Toroidal moments naturally arise from vortex-like arrangements of spins. Ferrotoroidal order, which represents a spontaneous arrangement of toroidal moments, has recently been found in a few linear magnetoelectric materials. However, tuning toroidal moments in these materials is challenging due to the requirement of a conjugate toroidal field. In this talk, I present the realization of switching between ferritoroidal and ferrotoroidal phases by a small magnetic field, in a chiral triangular-lattice magnet BaCoSiO4 with tri-spin vortices. These vortices are arranged in a staggered fashion in zero magnetic field, giving rise to a ferritoroidal order and non-zero vector and scalar spin chirality, directly coupled with a ferromagnetic component. Upon applying a magnetic field, multi-stair metamagnetic transitions, characterized by equidistant steps in the net magnetic and toroidal moments , develop. Consequently, the system enters in a ferrotoroidal state. I discuss the underpinning physical picture of the this novel ferri- ferroic transition and attribute it to a combined result of an unusual hierarchy of frustrated exchange couplings and the antisymmetric exchange interactions driven by the crystallographic chirality.
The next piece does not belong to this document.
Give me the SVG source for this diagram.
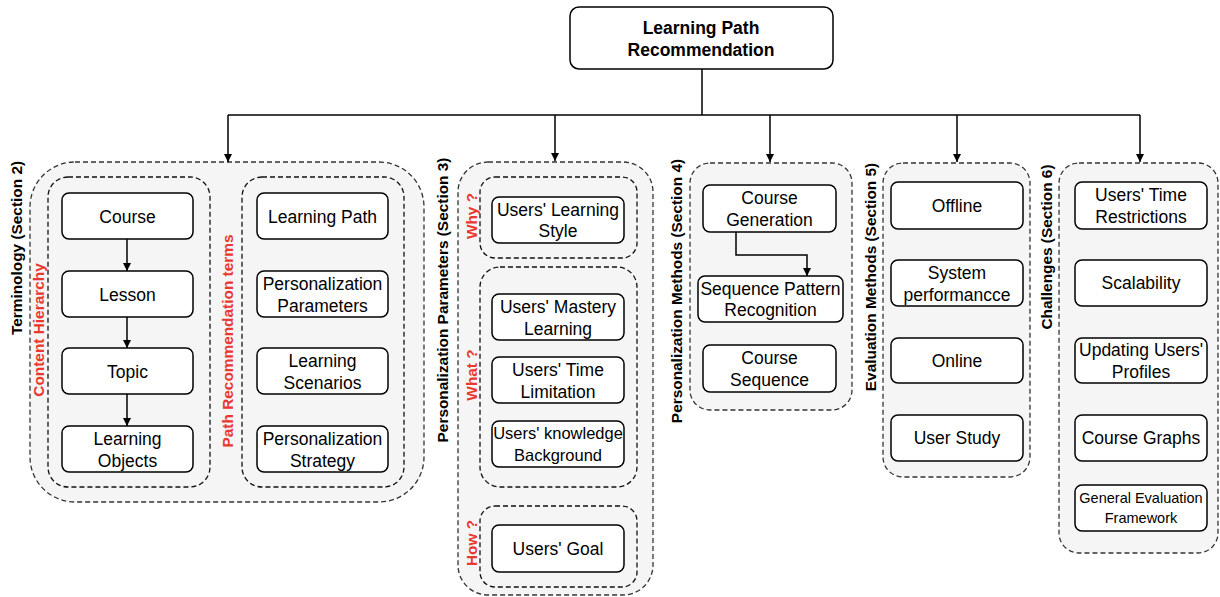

These findings open up new avenues for realizing easily tunable toroidal orders and spin chirality.

Brief biography:

Lei Ding joined the Institut Néel in May 2021 as a postdoc researcher working with Virginie Simonet, Manila Songvilay and Claire Colin. Prior to that, he was a postdoctoral fellow in the diffraction section at the Oak Ridge National Laboratory, USA, where he conducted research on multiferroics and magnetic topologicalinsulators.In2016-2019, he was appointed the Rutherford International fellowship at the ISIS neutron and muon source, UK, dedicating to studying novel strongly correlated electronic materials using neutron scattering and muon spin relaxation techniques. He received his PhD degree from the Institut Néel & Université Grenoble Alpes, France, in Physics in 2015, working with Pierre Bordet and Claire Colin. His research interest lies in strongly correlated electronic systems with a particular focus on the study of emergent orders and excitations in novel magnetic materials including frustrated magnets, multiferroics and magnetic topological insulators.